However, the cell membranes of living cells are actually not as solid as the skin of a water balloon. Cell membranes are “semi-permeable” membranes, which means that they actually have lots of tiny holes in them and will allow some molecules to flow through them. Water is one of those molecules. Because the water molecule is pretty small with only 2 hydrogen atoms and 1 oxygen atom, it can pass easily through the membranes of most cells. But, when the water on one side of the cell membrane has more salt, or sugar, or other materials dissolved into it than the water on the other side, an interesting thing will happen. The water that holds more sugar, or salt, etc, actually has fewer water molecules per unit of volume than the side with less salt, or sugar. In other words, the side with less salt or sugar has more water molecules bouncing off of it than the side with the salt or sugar. This results in more “osmotic pressure” on the less concentrated side, and water molecules begin to travel through the membrane and into the salty, or sugary water. This will continue until the concentration of salt, or sugar, or whatever, becomes equal on both sides of the cell membrane (unless, as some specialized cells do, the cell has a mechanism for moving these molecules in order to maintain different concentrations on each side).

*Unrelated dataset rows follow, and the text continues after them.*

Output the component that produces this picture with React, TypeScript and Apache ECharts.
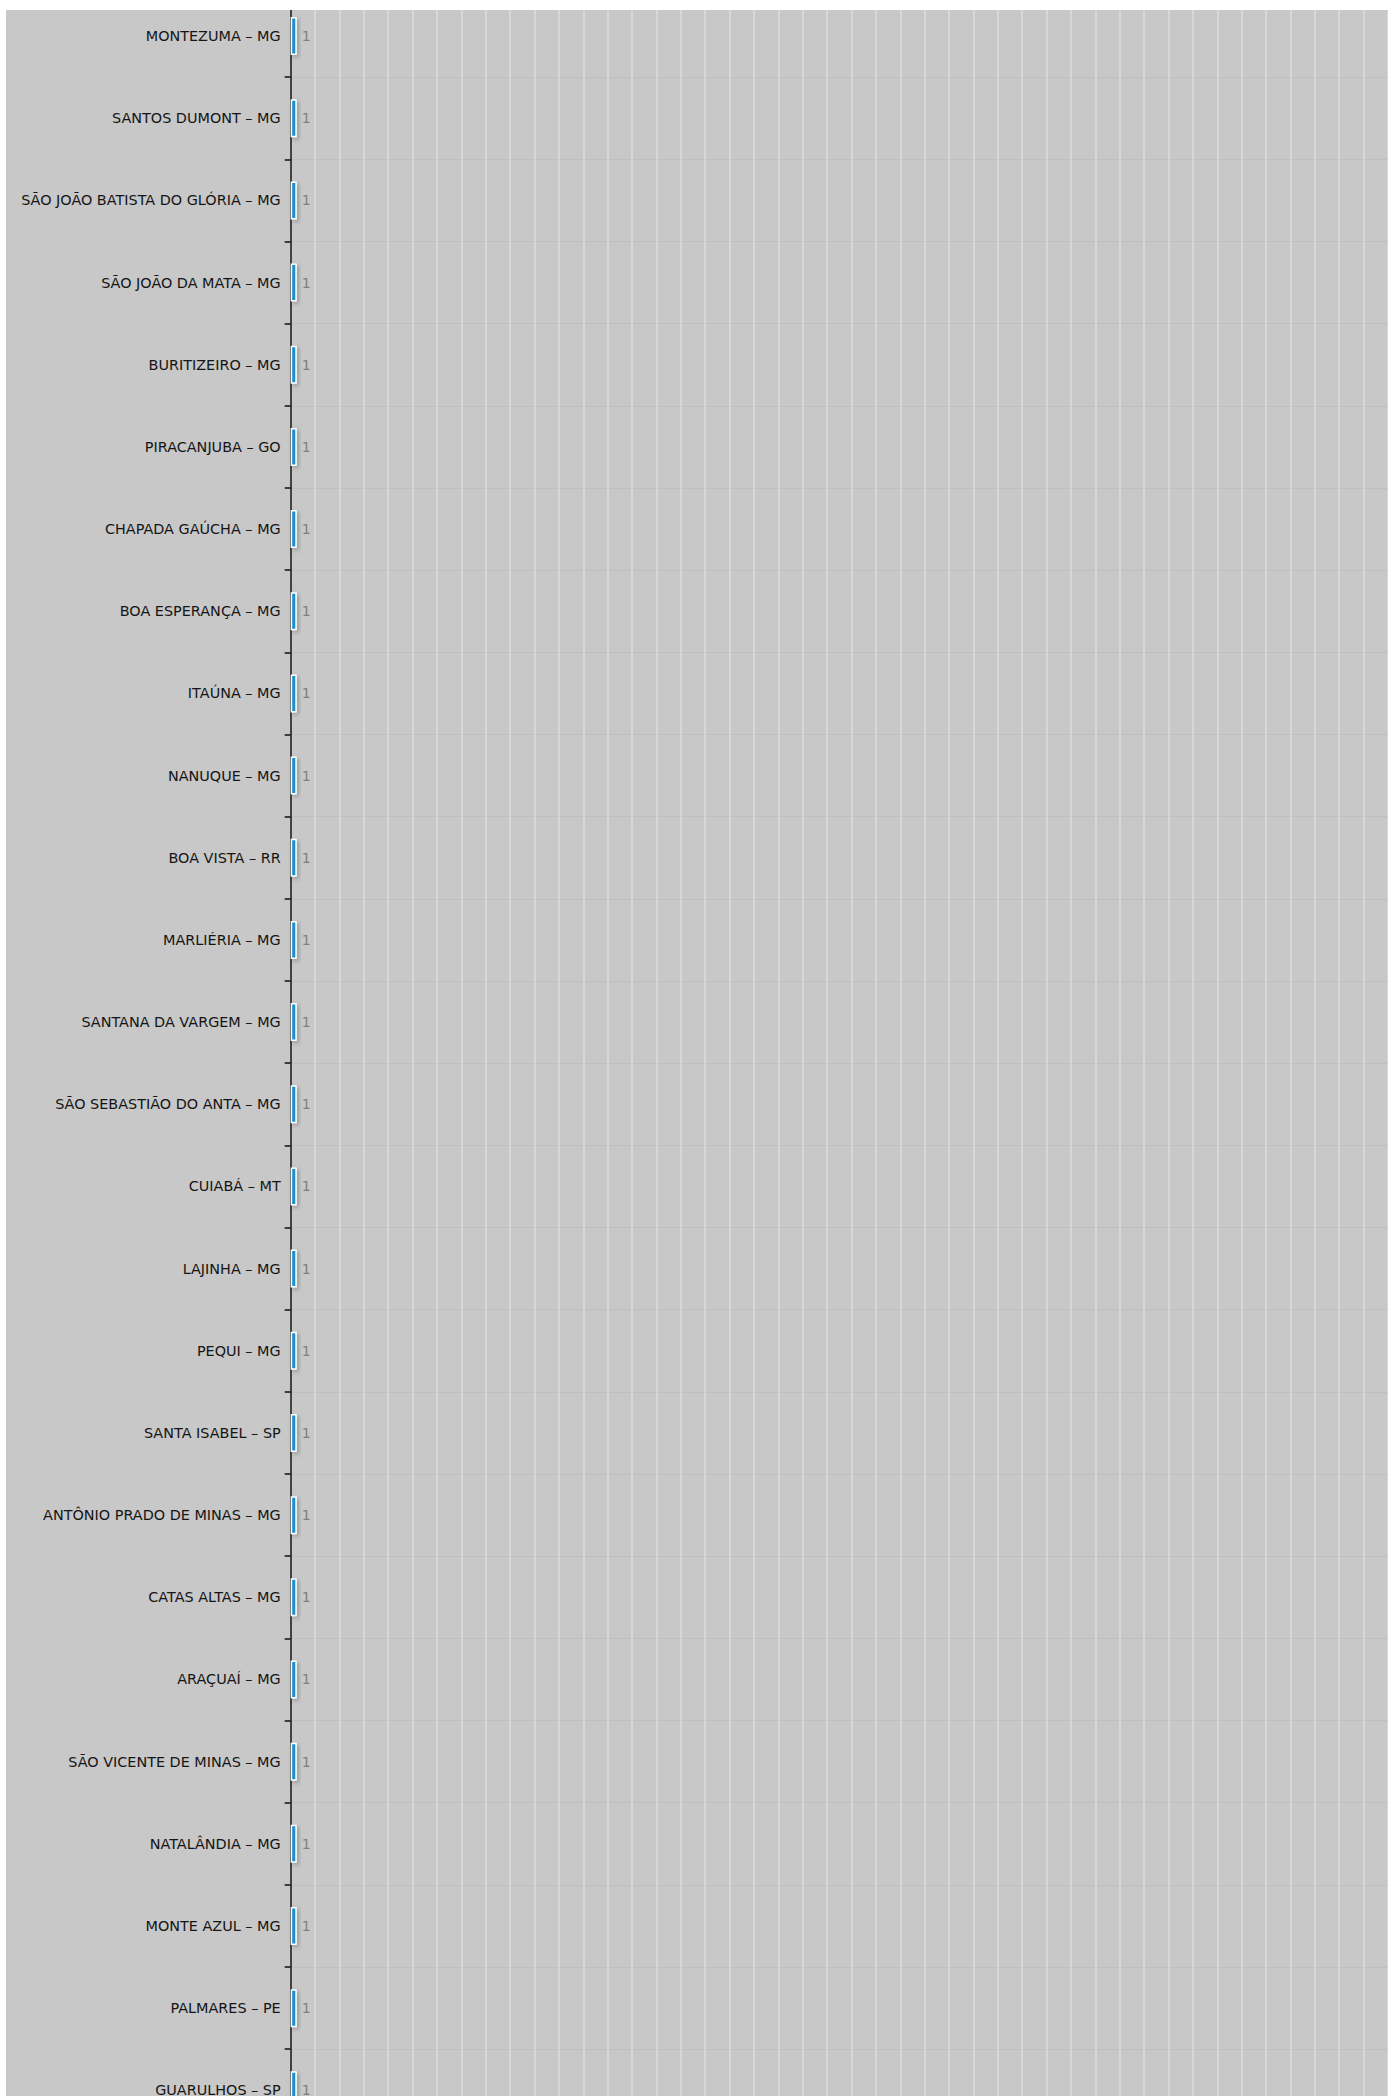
import React, { useEffect, useRef } from "react";
import * as echarts from "echarts";

const categories: string[] = [
  "MONTEZUMA – MG",
  "SANTOS DUMONT – MG",
  "SÃO JOÃO BATISTA DO GLÓRIA – MG",
  "SÃO JOÃO DA MATA – MG",
  "BURITIZEIRO – MG",
  "PIRACANJUBA – GO",
  "CHAPADA GAÚCHA – MG",
  "BOA ESPERANÇA – MG",
  "ITAÚNA – MG",
  "NANUQUE – MG",
  "BOA VISTA – RR",
  "MARLIÉRIA – MG",
  "SANTANA DA VARGEM – MG",
  "SÃO SEBASTIÃO DO ANTA – MG",
  "CUIABÁ – MT",
  "LAJINHA – MG",
  "PEQUI – MG",
  "SANTA ISABEL – SP",
  "ANTÔNIO PRADO DE MINAS – MG",
  "CATAS ALTAS – MG",
  "ARAÇUAÍ – MG",
  "SÃO VICENTE DE MINAS – MG",
  "NATALÂNDIA – MG",
  "MONTE AZUL – MG",
  "PALMARES – PE",
  "GUARULHOS – SP",
];

const values: number[] = [
  1, 1, 1, 1, 1, 1, 1, 1, 1, 1, 1, 1, 1, 1, 1, 1, 1, 1, 1, 1, 1, 1, 1, 1, 1, 1,
];

const axisMax = 180;
const axisInterval = 4;

export default function App() {
  const ref = useRef<HTMLDivElement>(null);
  useEffect(() => {
    if (!ref.current) return;
    const chart = echarts.init(ref.current, undefined, { renderer: "svg" });
    chart.setOption({
      animation: false,
      backgroundColor: "#c8c8c8",
      grid: { left: 284.7, top: 0, width: 1098.3, height: 2136.4, containLabel: false },
      xAxis: {
        type: "value",
        min: 0,
        max: axisMax,
        interval: axisInterval,
        axisLine: { show: false },
        axisTick: { show: false },
        axisLabel: { show: false },
        splitLine: { show: true, lineStyle: { color: "#dcdcdc", width: 1.5 } },
      },
      yAxis: {
        type: "category",
        inverse: true,
        data: categories,
        axisLine: { show: true, lineStyle: { color: "#111", width: 1.5 } },
        axisTick: { show: true, length: 6, lineStyle: { color: "#111", width: 1.5 } },
        axisLabel: {
          margin: 10,
          color: "#151515",
          fontSize: 14.4,
          fontFamily: "DejaVu Sans",
        },
        splitLine: { show: true, lineStyle: { color: "#bebebe", width: 1 } },
      },
      series: [
        {
          type: "bar",
          data: values,
          barWidth: 38,
          itemStyle: {
            color: "#1a8fce",
            borderColor: "#ffffff",
            borderWidth: 1.5,
            shadowBlur: 4,
            shadowColor: "rgba(0,0,0,0.25)",
            shadowOffsetX: 2,
            shadowOffsetY: 2,
          },
          label: {
            show: true,
            position: "right",
            distance: 5,
            color: "#808080",
            fontSize: 14,
            fontFamily: "DejaVu Sans",
          },
        },
      ],
    });
    return () => chart.dispose();
  }, []);
  return (
    <div
      style={{
        position: "absolute",
        left: 0,
        top: 0,
        width: 1397,
        height: 2096,
        overflow: "hidden",
        background: "#ffffff",
      }}
    >
      <div
        style={{
          position: "absolute",
          left: 6,
          top: 10,
          width: 1382,
          height: 2086,
          overflow: "hidden",
          background: "#c8c8c8",
        }}
      >
        <div
          ref={ref}
          style={{ position: "absolute", left: 0, top: -15, width: 1382, height: 2180 }}
        />
      </div>
    </div>
  );
}
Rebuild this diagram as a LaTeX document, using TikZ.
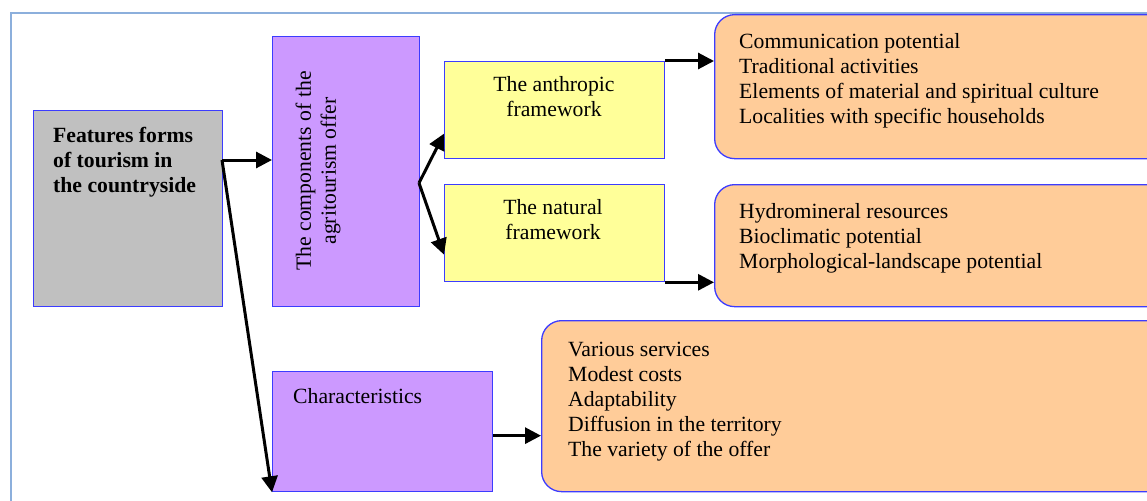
\documentclass[tikz,border=0pt]{standalone}
\usepackage{fontspec}
\setmainfont{Liberation Serif}
\usetikzlibrary{arrows.meta,calc}
\definecolor{bordblue}{RGB}{60,60,255}
\definecolor{framecol}{RGB}{140,175,220}
\definecolor{grayfill}{RGB}{192,192,192}
\definecolor{purplefill}{RGB}{204,153,255}
\definecolor{yellowfill}{RGB}{255,255,153}
\definecolor{orangefill}{RGB}{255,204,153}
\tikzset{
 box/.style={draw=bordblue, line width=1.3pt, inner sep=0pt, anchor=north west},
 graybox/.style={box, fill=grayfill},
 purplebox/.style={box, fill=purplefill},
 yellowbox/.style={box, fill=yellowfill},
 orangebox/.style={box, fill=orangefill, rounded corners=20pt},
 txt/.style={inner sep=0pt, font=\fontsize{21.7}{25}\selectfont, align=left, anchor=north west},
 conn/.style={line width=3pt, -{Triangle[length=16pt,width=16pt]}},
}
\begin{document}
\begin{tikzpicture}[x=1pt,y=-1pt]
\clip (0,0) rectangle (1147,500);
\fill[white] (0,0) rectangle (1147,500);
\draw[framecol, line width=1.5pt] (11,520) -- (11,13) -- (1160,13);
% boxes
\node[graybox, minimum width=189pt, minimum height=196pt] (g) at (33,110) {};
\node[purplebox, minimum width=147pt, minimum height=270pt] (p1) at (272,36) {};
\node[yellowbox, minimum width=220pt, minimum height=97pt] (y1) at (444,61) {};
\node[yellowbox, minimum width=220pt, minimum height=97pt] (y2) at (444,184) {};
\node[orangebox, minimum width=460pt, minimum height=144pt] (o1) at (714,14) {};
\node[orangebox, minimum width=460pt, minimum height=122pt] (o2) at (714,184) {};
\node[purplebox, minimum width=220pt, minimum height=120pt] (ch) at (272,371) {};
\node[orangebox, minimum width=640pt, minimum height=171pt] (o3) at (541,320) {};
% texts
\node[txt, font=\bfseries\fontsize{21.7}{25}\selectfont] (gt) at (53,124.5) {\strut Features forms\\of tourism in\\the countryside};
\node[txt, anchor=center, align=center, rotate=90] (p1t) at (318,171) {The components of the\\agritourism offer};
\node[txt, anchor=north, align=center] (y1t) at (554,73.5) {\strut The anthropic\\framework};
\node[txt, anchor=north, align=center] (y2t) at (553,196.5) {\strut The natural\\framework};
\node[txt] (o1t) at (739,30.5) {\strut Communication potential\\Traditional activities\\Elements of material and spiritual culture\\Localities with specific households};
\node[txt] (o2t) at (739,200.5) {\strut Hydromineral resources\\Bioclimatic potential\\Morphological-landscape potential};
\node[txt] (o3t) at (568,338.5) {\strut Various services\\Modest costs\\Adaptability\\Diffusion in the territory\\The variety of the offer};
\node[txt] (cht) at (293,385.5) {\strut Characteristics};
% connectors
\coordinate (gs) at (222,160);
\coordinate (ps) at (419,183);
\draw[conn] (gs) -- (gs -| p1.west);
\draw[conn] (gs) -- (ch.south west);
\draw[conn] (ps) -- ([yshift=-23.5pt]y1.west);
\draw[conn] (ps) -- ([yshift=-21.5pt]y2.west);
\draw[conn] (y1.north east) -- (y1.north east -| o1.west);
\draw[conn] (y2.south east) -- (y2.south east -| o2.west);
\draw[conn] ([yshift=-4pt]ch.east) -- ([yshift=-4pt]ch.east -| o3.west);
\end{tikzpicture}
\end{document}
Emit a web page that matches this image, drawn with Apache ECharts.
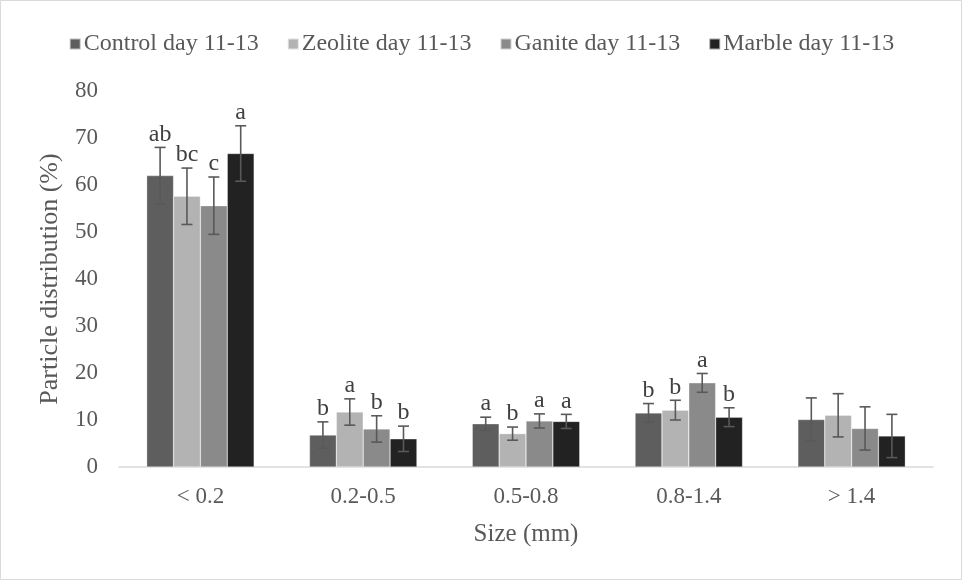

In the case of plant cells, like the cells in the skin of an onion, there is another structure just outside of the membrane. This structure is called the cell wall. The cell wall is mostly made up of a tough material called cellulose, which gives the cells a stronger, more rigid structure than cells of animals. When plant cells, such as those in an onion skin are put into salty water, an interesting thing can be observed through any of the three objectives of the Blister microscope. As the water on the inside of the cells fights to get out and equalize the concentration of salt on both sides of the membrane, the cell shrinks, and so does the membrane (like letting water out of a water balloon). However, the cell walls, which are not totally attached to the membrane, remain the same size as they were. When we look at cells that have been exposed to salt water for even only a few minutes, we can easily see the outline of some of the shrunken cells and their membranes within the cell walls.

Cells that are exposed to high concentrations of salt, sugar, and many other substances can die as a result of giving up too much of their water. They literally die of thirst. This phenomenon has resulted in the use of sugar and salt as food preservatives. Jellies, jams, and many processed meat products rely on sugar or salt to keep bacteria from spoiling the food so it can be safely eaten for a long period of time. While none of us can literally learn through osmosis (as some people like to say about other people who learn things very quickly), people have certainly learned to protect their food sources because of osmosis.